Convenience retailer McColl's was under the cosh on Monday as it posted a drop in first-half like-for-like sales following the demise of cigarette wholesaler Palmer & Harvey, said full-year adjusted earnings would be in line with the previous year and announced the resignation of chief financial officer Simon Fuller.

In a trading update for the 26 weeks to 27 May, the company said total revenue rose 19.2% to £601.7m thanks to the acquisition of around 300 convenience stores, but like-for-like revenue was 2.7% lower as availability was hit by supply chain disruption following the failure of Palmer & Harvey.

Meanwhile, adjusted earnings before interest, taxes, depreciation and amortisation ticked down to £16m from £16.5m in the first half of last year and pre-tax profit slipped to £2.3m from £4.5m.

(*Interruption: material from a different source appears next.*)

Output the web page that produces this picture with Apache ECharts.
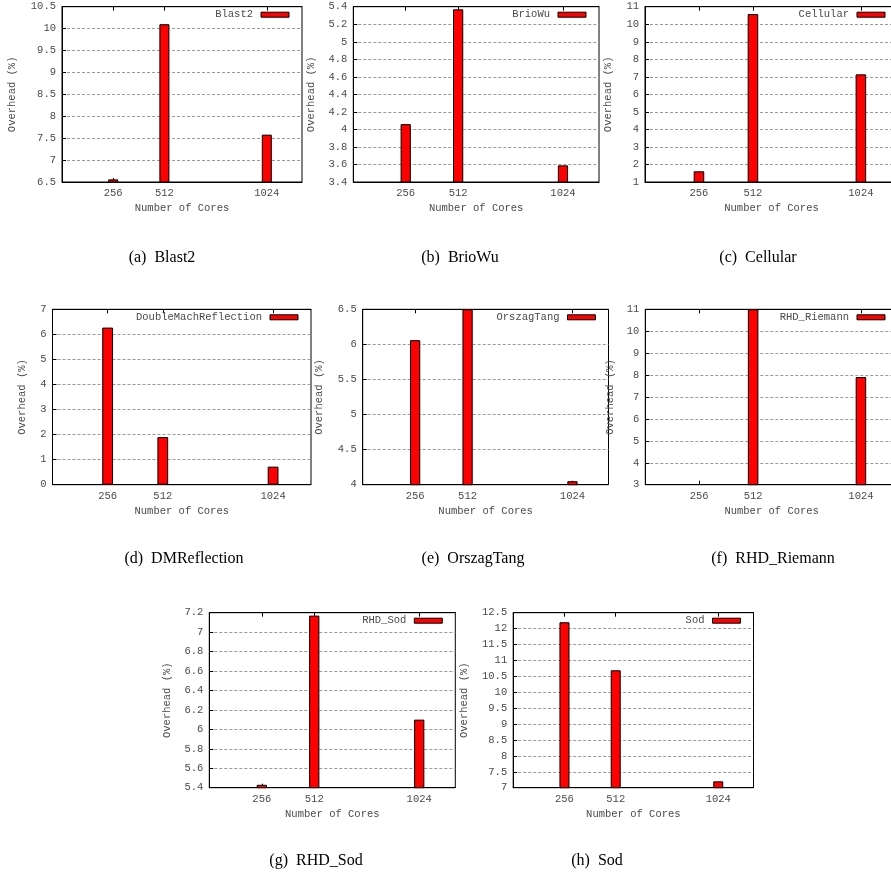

The company kept its interim dividend steady at 3.4p per share.

Chief executive Jonathan Miller said: "I am incredibly proud of our team and the extraordinary efforts they have shown in dealing with one of the most challenging six months the business has ever faced. During the first half we experienced unprecedented supply chain disruption following the collapse of P&H last November. This temporary upheaval has inevitably impacted sales and margin performance in the circa 700 stores that were formerly supplied by P&H, and has also had knock-on effects on the rest of the estate.

"However, the switch to Morrisons supply in the 1,300 stores intended for this year has been accelerated, and will now be completed in early August, ahead of schedule. At the same time we have relaunched the Safeway brand at McColl's, providing our customers with a more competitive and higher quality food offer. We will therefore have a progressively stronger and simpler operational position with a more compelling offer as we move through the second half and into 2019."

McColl's said the early part of the second half has seen an improvement in sales, but it now expects full-year adjusted EBITDA at a similar level to 2017 following the challenging first half.

Also on Monday, the group announced that CFO Simon Fuller has decided to resign to take up the same role at Reach. The search for a successor will begin "without delay", the company said, and Fuller will remain at McColl's in his current role until a replacement has been appointed and an orderly handover has taken place. The exact date of his departure will be announced once confirmed.

Liberum downgraded the stock to 'hold' from 'buy' and slashed the price target to 200p from 300p as it cut its forecasts following the "disappointing" H1 numbers. The brokerage lowered its EBITDA forecasts by around 14% across FY18 to FY20 and said it now assumes a flat dividend per share for FY18 of 10.3p.

At 0910 BST, the shares were down 13.8% to 181p.